━━ Data shown ━━

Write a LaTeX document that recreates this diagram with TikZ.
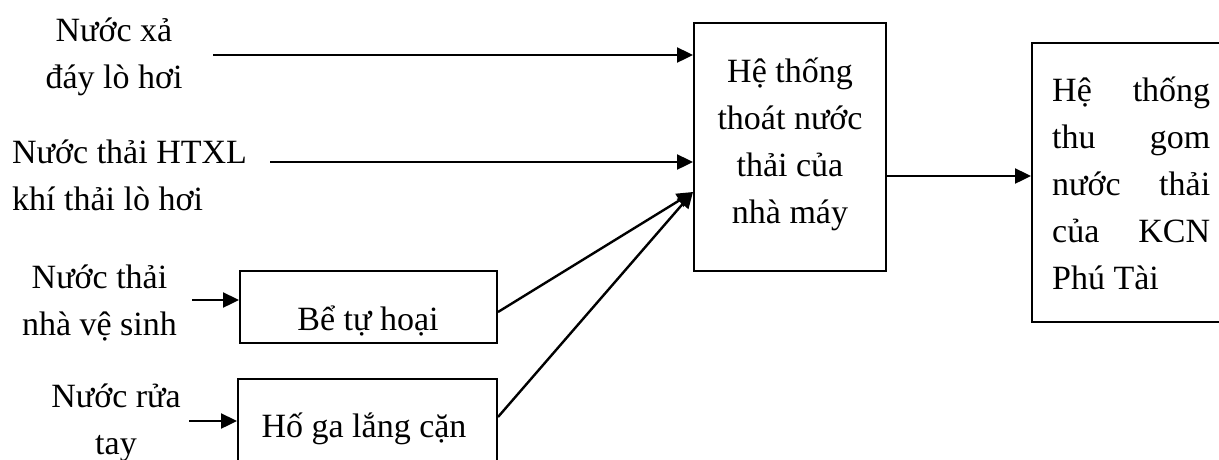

━━━
━━ Data shown ━━

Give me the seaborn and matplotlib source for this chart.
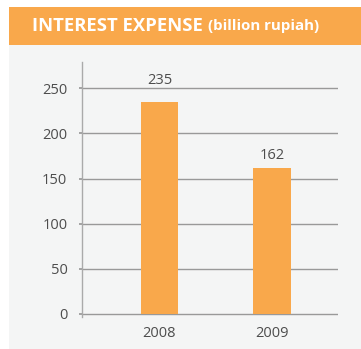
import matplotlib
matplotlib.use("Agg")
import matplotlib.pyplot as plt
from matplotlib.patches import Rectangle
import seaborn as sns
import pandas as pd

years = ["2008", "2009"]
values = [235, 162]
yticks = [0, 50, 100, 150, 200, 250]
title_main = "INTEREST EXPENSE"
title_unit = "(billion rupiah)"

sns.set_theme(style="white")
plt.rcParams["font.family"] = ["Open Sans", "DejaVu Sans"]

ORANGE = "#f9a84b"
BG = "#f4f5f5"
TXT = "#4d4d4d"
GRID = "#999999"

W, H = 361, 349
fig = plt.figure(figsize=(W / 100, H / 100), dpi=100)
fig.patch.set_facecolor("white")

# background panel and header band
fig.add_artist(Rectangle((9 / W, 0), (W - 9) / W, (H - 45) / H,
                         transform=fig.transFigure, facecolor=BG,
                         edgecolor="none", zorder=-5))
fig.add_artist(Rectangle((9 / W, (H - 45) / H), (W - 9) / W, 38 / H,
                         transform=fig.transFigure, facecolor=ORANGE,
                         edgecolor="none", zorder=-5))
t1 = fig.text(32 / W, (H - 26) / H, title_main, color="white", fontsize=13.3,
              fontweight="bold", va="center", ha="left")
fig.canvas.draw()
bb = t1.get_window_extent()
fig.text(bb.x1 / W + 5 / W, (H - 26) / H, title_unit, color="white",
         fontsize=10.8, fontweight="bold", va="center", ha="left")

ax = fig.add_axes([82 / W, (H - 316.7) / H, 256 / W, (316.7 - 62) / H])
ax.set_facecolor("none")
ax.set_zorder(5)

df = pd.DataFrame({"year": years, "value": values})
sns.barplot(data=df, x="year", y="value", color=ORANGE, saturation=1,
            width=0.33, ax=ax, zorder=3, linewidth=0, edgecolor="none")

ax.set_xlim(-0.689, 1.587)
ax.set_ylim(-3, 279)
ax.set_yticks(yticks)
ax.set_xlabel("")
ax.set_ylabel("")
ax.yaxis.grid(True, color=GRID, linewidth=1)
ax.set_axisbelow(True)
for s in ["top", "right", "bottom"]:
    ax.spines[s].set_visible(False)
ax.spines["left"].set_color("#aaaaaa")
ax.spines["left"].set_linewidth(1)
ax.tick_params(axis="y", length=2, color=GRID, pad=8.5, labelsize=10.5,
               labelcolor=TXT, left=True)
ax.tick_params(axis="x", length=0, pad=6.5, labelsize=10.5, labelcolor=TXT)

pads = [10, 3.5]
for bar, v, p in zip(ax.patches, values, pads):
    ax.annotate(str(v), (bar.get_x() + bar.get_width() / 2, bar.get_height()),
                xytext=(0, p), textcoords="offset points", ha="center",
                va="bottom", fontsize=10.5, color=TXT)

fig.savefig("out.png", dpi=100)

━━━
━━ Data shown ━━

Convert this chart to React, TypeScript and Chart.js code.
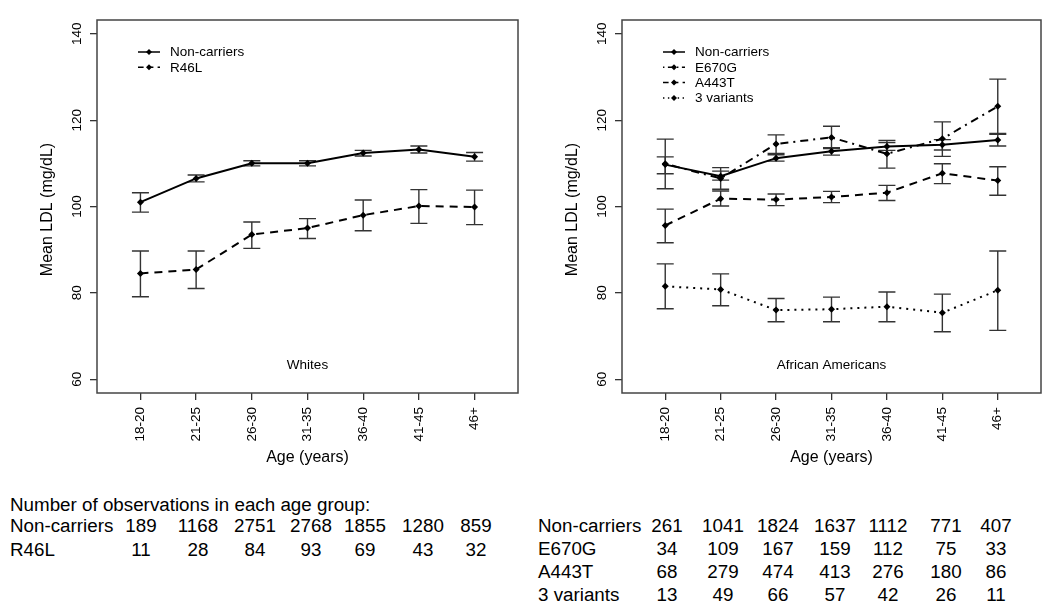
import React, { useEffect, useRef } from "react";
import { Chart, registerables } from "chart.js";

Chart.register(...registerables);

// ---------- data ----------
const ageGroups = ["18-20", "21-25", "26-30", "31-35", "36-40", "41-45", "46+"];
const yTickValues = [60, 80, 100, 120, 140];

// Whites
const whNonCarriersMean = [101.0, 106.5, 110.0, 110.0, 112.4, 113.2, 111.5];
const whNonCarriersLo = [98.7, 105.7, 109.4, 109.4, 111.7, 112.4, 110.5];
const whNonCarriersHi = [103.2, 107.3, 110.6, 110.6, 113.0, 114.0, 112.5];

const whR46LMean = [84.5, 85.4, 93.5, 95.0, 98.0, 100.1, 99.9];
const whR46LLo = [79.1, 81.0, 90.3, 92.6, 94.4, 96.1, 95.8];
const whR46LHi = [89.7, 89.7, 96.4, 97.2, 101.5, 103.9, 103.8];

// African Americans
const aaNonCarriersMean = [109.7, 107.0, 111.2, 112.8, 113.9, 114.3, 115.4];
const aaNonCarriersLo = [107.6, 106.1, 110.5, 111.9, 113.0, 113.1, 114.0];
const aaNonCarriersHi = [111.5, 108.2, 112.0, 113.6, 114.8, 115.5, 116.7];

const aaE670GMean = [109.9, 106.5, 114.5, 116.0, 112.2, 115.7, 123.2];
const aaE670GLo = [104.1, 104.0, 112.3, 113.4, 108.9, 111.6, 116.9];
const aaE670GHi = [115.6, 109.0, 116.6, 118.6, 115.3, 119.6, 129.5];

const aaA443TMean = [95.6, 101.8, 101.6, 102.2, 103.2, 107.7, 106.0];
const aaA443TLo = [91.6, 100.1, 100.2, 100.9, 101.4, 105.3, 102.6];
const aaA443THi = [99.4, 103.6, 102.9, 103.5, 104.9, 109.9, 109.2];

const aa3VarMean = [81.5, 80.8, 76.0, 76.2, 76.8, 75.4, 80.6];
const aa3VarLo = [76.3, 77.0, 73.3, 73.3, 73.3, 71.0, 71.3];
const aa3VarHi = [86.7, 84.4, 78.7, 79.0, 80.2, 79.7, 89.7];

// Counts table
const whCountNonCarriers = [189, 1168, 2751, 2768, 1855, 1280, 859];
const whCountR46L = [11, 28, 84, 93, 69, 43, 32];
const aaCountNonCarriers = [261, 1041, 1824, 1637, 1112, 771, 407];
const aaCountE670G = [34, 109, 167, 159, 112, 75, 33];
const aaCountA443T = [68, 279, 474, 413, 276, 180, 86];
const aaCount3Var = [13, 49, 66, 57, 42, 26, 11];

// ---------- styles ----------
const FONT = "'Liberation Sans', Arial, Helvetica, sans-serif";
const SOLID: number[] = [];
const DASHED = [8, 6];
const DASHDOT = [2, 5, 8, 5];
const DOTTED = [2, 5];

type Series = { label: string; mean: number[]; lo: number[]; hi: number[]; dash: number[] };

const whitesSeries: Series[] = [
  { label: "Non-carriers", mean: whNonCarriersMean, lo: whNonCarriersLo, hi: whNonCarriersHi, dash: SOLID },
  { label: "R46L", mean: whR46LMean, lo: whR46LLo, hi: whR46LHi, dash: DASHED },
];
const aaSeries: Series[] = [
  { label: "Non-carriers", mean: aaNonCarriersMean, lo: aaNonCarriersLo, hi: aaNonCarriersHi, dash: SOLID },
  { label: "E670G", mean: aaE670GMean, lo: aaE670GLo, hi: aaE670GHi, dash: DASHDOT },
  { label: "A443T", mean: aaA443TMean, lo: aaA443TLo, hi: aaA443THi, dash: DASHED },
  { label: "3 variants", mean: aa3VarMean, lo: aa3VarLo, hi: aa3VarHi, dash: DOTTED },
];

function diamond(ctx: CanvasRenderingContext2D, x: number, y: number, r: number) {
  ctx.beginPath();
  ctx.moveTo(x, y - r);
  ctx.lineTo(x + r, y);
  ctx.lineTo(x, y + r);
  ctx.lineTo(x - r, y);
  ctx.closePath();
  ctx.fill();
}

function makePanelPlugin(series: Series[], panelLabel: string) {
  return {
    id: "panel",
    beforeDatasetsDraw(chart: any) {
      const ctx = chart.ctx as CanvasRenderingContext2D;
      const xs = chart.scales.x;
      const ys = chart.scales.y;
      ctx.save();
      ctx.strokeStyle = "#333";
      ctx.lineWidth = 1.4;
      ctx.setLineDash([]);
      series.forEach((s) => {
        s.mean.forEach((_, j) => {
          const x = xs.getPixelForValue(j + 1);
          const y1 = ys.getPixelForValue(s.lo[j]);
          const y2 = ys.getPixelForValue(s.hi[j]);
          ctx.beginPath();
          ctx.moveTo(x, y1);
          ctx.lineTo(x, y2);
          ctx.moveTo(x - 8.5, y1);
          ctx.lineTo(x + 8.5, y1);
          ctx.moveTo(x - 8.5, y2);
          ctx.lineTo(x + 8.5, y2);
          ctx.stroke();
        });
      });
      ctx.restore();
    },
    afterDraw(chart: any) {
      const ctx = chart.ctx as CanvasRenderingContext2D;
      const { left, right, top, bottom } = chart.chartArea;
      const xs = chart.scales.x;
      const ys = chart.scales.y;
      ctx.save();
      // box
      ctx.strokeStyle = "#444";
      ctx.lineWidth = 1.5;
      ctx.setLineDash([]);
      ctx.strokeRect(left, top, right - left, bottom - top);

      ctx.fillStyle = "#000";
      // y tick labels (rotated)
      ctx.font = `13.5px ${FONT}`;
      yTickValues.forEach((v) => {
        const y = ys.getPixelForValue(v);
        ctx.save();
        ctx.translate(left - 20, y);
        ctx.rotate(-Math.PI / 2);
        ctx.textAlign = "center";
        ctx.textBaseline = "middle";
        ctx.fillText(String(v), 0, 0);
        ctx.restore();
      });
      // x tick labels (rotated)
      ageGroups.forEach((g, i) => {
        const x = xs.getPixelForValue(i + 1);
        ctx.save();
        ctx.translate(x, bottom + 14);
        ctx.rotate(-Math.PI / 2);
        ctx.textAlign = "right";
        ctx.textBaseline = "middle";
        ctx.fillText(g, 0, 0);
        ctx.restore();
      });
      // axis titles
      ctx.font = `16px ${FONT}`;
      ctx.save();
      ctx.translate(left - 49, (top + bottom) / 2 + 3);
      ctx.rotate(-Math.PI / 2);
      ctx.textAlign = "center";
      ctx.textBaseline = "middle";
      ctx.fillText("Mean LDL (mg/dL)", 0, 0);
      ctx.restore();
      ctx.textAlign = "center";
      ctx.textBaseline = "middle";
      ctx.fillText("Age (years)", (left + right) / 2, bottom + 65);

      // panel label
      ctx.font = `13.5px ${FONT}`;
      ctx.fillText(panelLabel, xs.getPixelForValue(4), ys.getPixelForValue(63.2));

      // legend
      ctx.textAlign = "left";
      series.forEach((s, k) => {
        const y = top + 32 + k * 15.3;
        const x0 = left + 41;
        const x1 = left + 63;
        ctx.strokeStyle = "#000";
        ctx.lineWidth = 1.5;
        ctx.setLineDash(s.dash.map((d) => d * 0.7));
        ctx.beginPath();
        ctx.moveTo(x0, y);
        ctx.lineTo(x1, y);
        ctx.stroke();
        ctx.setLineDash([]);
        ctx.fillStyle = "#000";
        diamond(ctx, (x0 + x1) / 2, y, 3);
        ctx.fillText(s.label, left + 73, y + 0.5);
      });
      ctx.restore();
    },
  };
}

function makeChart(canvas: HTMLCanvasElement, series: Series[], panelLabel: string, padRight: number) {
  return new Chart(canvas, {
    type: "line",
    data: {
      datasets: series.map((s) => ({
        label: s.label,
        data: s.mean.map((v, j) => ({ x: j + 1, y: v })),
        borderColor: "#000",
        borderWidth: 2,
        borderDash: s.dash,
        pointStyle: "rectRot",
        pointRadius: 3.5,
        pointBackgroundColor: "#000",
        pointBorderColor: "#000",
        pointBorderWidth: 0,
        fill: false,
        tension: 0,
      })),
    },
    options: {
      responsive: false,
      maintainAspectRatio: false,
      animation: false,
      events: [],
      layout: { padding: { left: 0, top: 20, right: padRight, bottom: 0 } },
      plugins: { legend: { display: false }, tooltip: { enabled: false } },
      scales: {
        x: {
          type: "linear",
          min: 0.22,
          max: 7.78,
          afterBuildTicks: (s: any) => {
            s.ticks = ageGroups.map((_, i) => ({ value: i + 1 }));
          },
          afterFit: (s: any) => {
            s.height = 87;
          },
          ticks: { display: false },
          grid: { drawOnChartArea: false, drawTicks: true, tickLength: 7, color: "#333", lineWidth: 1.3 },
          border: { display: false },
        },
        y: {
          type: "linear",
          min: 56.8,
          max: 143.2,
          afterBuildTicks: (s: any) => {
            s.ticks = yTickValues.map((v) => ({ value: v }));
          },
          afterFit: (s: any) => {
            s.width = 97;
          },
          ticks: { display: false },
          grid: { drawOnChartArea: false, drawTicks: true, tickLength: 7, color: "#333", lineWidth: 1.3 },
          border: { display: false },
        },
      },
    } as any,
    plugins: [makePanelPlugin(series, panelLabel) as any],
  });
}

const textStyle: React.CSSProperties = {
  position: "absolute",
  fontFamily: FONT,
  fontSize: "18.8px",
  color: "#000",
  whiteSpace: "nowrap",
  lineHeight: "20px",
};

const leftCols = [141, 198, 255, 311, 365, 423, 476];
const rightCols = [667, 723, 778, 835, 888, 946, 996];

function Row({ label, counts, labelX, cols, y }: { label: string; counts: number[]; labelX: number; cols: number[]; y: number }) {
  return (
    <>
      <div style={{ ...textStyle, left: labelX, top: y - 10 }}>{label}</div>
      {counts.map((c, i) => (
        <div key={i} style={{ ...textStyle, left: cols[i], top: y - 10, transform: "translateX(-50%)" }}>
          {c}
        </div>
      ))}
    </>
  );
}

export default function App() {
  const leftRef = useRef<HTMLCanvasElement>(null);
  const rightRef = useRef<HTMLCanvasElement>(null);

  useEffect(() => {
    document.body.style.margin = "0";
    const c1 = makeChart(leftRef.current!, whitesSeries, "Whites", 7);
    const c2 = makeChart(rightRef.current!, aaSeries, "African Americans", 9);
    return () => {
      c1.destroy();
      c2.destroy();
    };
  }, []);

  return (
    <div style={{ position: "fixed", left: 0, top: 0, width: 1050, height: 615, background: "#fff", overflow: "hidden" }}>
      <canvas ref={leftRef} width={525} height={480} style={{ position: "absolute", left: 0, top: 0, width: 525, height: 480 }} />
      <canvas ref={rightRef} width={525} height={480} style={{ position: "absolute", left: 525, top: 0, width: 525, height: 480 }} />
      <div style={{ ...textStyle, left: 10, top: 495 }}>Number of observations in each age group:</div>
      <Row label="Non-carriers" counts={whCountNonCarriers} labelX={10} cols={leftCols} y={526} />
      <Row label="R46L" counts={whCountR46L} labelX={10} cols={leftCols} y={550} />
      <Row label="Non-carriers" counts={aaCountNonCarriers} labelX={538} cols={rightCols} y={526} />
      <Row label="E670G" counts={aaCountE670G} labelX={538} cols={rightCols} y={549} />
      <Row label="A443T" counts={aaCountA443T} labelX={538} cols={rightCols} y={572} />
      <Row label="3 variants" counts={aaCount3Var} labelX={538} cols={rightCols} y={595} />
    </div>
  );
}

━━━

Your instructions:
In the listing above, find the line containing "Give me the" and the line containing "import pandas as pd", then write out both of them and every line between, exactly, with no pictures.

The solution:
Give me the seaborn and matplotlib source for this chart.
import matplotlib
matplotlib.use("Agg")
import matplotlib.pyplot as plt
from matplotlib.patches import Rectangle
import seaborn as sns
import pandas as pd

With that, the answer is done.